If the Supreme Court decides to side with Congress and the Executive, just like what happened in the Marcos burial decision, a case filed by the progressive might just turn a wrong/ reactionary application of the law legitimate and institutional. The system that is designed to prevent another Martial Law is being pushed to accept and justify creeping authoritarianism by the elements in society that is against Martial Law. A perversion in our flawed system. 

The Challenge in our Midst

Have we come to a point when even those who were once reform elements in the "truncated procedural democracy" have become integrated (accustomed, immersed, assimilated) in the system over time that they behave predictably in harmony with the system even when the system is already showing its decay, malfunctioning and total ineptitude?

I am not sure if the elite of this country, including the civil society and opposition elites, get it. This is going to be a long fight. There are no shortcuts, and progressives can no longer rely on media stunts. 

To get this right, progressives cannot rely heavily on institutions, on legalities, on laws, on media projections, on top-down processes wielded by a few.

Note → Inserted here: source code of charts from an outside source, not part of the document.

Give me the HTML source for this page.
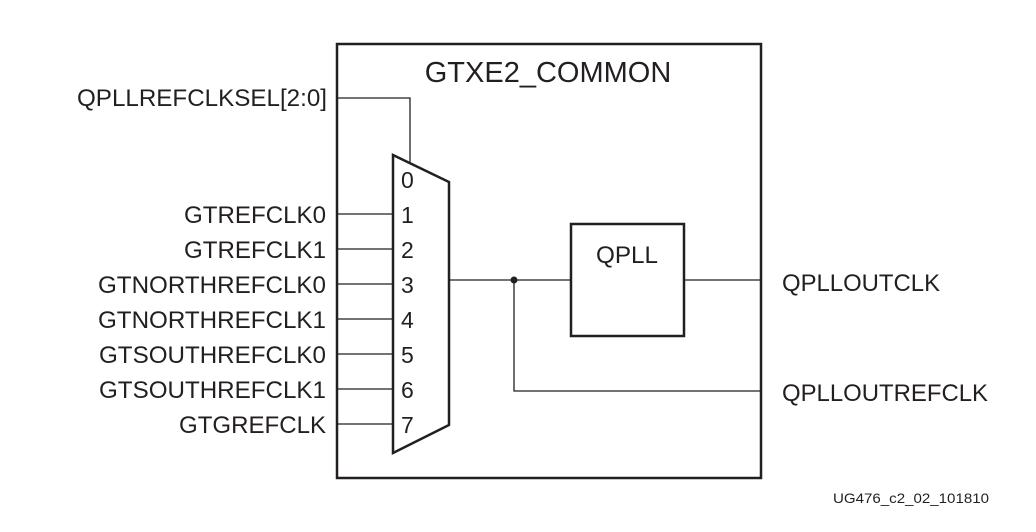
<!DOCTYPE html>
<html><head><style>body{margin:0;background:#fff}</style></head><body>
<svg width="1036" height="527" xmlns="http://www.w3.org/2000/svg" font-family="Liberation Sans, Arial, sans-serif" fill="#231f20">
<rect x="337" y="44" width="424" height="434" fill="none" stroke="#231f20" stroke-width="2.5"/>
<text x="548" y="82" font-size="29" text-anchor="middle">GTXE2_COMMON</text>
<polygon points="393,155 449,182 449,425 393,453" fill="#fff" stroke="#231f20" stroke-width="2.5"/>
<g stroke="#231f20" stroke-width="1.3" fill="none">
<polyline points="337,98 410,98 410,162"/>
<line x1="337" y1="214" x2="393" y2="214"/>
<line x1="337" y1="249" x2="393" y2="249"/>
<line x1="337" y1="284" x2="393" y2="284"/>
<line x1="337" y1="319" x2="393" y2="319"/>
<line x1="337" y1="354" x2="393" y2="354"/>
<line x1="337" y1="389" x2="393" y2="389"/>
<line x1="337" y1="424" x2="393" y2="424"/>
<line x1="449" y1="280" x2="571" y2="280"/>
<line x1="684" y1="280" x2="761" y2="280"/>
<polyline points="514,280 514,391 761,391"/>
</g>
<circle cx="514" cy="280" r="3.5"/>
<rect x="571" y="224" width="113" height="112" fill="#fff" stroke="#231f20" stroke-width="2.5"/>
<text x="596" y="263" font-size="24" textLength="62" lengthAdjust="spacingAndGlyphs">QPLL</text>
<g font-size="23">
<text x="401" y="188">0</text>
<text x="401" y="223">1</text>
<text x="401" y="258">2</text>
<text x="401" y="293">3</text>
<text x="401" y="328">4</text>
<text x="401" y="363">5</text>
<text x="401" y="398">6</text>
<text x="401" y="433">7</text>
</g>
<g font-size="24">
<text x="77" y="106" textLength="250" lengthAdjust="spacingAndGlyphs">QPLLREFCLKSEL[2:0]</text>
<text x="184" y="223" textLength="142" lengthAdjust="spacingAndGlyphs">GTREFCLK0</text>
<text x="184" y="258" textLength="142" lengthAdjust="spacingAndGlyphs">GTREFCLK1</text>
<text x="98" y="293" textLength="228" lengthAdjust="spacingAndGlyphs">GTNORTHREFCLK0</text>
<text x="98" y="328" textLength="228" lengthAdjust="spacingAndGlyphs">GTNORTHREFCLK1</text>
<text x="99" y="363" textLength="227" lengthAdjust="spacingAndGlyphs">GTSOUTHREFCLK0</text>
<text x="99" y="398" textLength="227" lengthAdjust="spacingAndGlyphs">GTSOUTHREFCLK1</text>
<text x="179" y="433" textLength="147" lengthAdjust="spacingAndGlyphs">GTGREFCLK</text>
</g>
<text x="782" y="291" font-size="24" textLength="158" lengthAdjust="spacingAndGlyphs">QPLLOUTCLK</text>
<text x="782" y="401" font-size="24" textLength="206" lengthAdjust="spacingAndGlyphs">QPLLOUTREFCLK</text>
<text x="833" y="503" font-size="14" textLength="156" lengthAdjust="spacingAndGlyphs">UG476_c2_02_101810</text>
</svg>
</body></html>
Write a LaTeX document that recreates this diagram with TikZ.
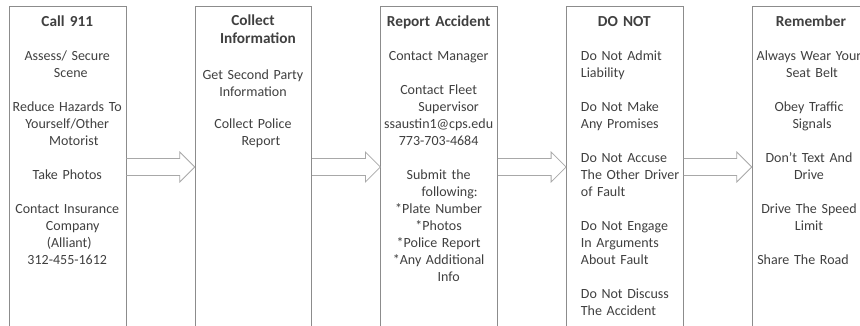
\documentclass[tikz,border=0pt]{standalone}
\usepackage{fontspec}
\newfontfamily\calib{Carlito}
\usetikzlibrary{calc}
\definecolor{txt}{HTML}{404040}
\definecolor{boxline}{HTML}{8C8C8C}
\definecolor{arrline}{HTML}{A8A8A8}
\begin{document}
\begin{tikzpicture}[x=1pt,y=-1pt,
  stepbox/.style={draw=boxline,line width=0.9pt,minimum width=116.5pt,minimum height=340pt,anchor=north west,inner sep=0pt},
  titletext/.style={font=\calib\bfseries\fontsize{15.3}{18}\selectfont,text=txt,align=center,text width=130pt,inner sep=0pt,anchor=base},
  bodytext/.style={font=\calib\fontsize{14}{17}\selectfont,text=txt,align=center,text width=130pt,inner sep=0pt,anchor=base},
  bodyleft/.style={bodytext,align=left,text width=110pt,anchor=base west},
  blockarrow/.style={draw=arrline,line width=0.8pt,line join=miter}]
\useasboundingbox (0,0) rectangle (860,326);
\fill[white] (0,0) rectangle (860,326);
\clip (0,0) rectangle (860,326);
% boxes
\node[stepbox] (b1) at (9,6) {};
\node[stepbox] (b2) at (194.7,6) {};
\node[stepbox] (b3) at (380.4,6) {};
\node[stepbox] (b4) at (566.1,6) {};
\node[stepbox] (b5) at (751.8,6) {};
% arrows
\foreach \i/\j in {1/2,2/3,3/4,4/5}{
  \coordinate (s\i) at ([yshift=-161pt]b\i.north east);
  \coordinate (e\i) at ([yshift=-161pt]b\j.north west);
  \draw[blockarrow] ($(s\i)+(0,-8.5)$) -- ($(e\i)+(-15,-8.5)$) -- ($(e\i)+(-15,-15)$) -- (e\i)
     -- ($(e\i)+(-15,15)$) -- ($(e\i)+(-15,8.5)$) -- ($(s\i)+(0,8.5)$);
}
% box 1
\node[titletext] (t1) at (67.25,26.5) {Call 911};
\node[bodytext] (c1) at (67.25,60.5) {Assess/ Secure\\\hspace*{7pt}Scene\\[17pt]Reduce Hazards To\\Yourself/Other\\\hspace*{13pt}Motorist\\[17pt]Take Photos\\[17pt]Contact Insurance\\\hspace*{11pt}Company\\\hspace*{4pt}(Alliant)\\312-455-1612};
% box 2
\node[titletext] (t2) at (252.95,25.5) {Collect\\\hspace*{10pt}Information};
\node[bodytext] (c2) at (252.95,80) {Get Second Party\hspace*{12pt}\\Information\\[15pt]Collect Police\\\hspace*{16pt}Report};
% box 3
\node[titletext] (t3) at (438.65,26.5) {Report Accident};
\node[bodytext] (c3) at (438.65,60.5) {Contact Manager\\[17pt]Contact Fleet\\\hspace*{20pt}Supervisor\\ssaustin1@cps.edu\\773-703-4684\\[17pt]Submit the\\\hspace*{22pt}following:\\{}*Plate Number\hspace*{6pt}\\{}*Photos\hspace*{8pt}\\{}*Police Report\\{}*Any Additional\\\hspace*{20pt}Info};
% box 4
\node[titletext] (t4) at (624.35,26.5) {DO NOT};
\node[bodyleft] (c4) at (580.7,60.5) {Do Not Admit\\Liability\\[17pt]Do Not Make\\Any Promises\\[17pt]Do Not Accuse\\The Other Driver\\of Fault\\[17pt]Do Not Engage\\In Arguments\\About Fault\\[17pt]Do Not Discuss\\The Accident};
% box 5
\node[titletext] (t5) at (811,26.5) {Remember};
\node[bodytext] (c5) at (809,60.5) {Always Wear Your\\\hspace*{6pt}Seat Belt\\[17pt]Obey Traffic\hspace*{10pt}\\\hspace*{6pt}Signals\\[17pt]Don’t Text And\hspace*{10pt}\\Drive\hspace*{3pt}\\[17pt]Drive The Speed\hspace*{12pt}\\Limit\hspace*{7pt}\\[17pt]Share The Road\hspace*{12pt}};
\end{tikzpicture}
\end{document}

They need to go down to the people. They need to make the change that they demand rooted in citizens' everyday politics and owned by ordinary people. 

Take for instance this case: if progressive want Congress to move to check the Executive's declaration of Martial Law, the way to go is to mobilize people to pressure their legislators. Long shot. Lots of work. Lots of problems. But that's a way, if not the only way, that provides sustainable solution to the deeply-rooted problems we are currently facing.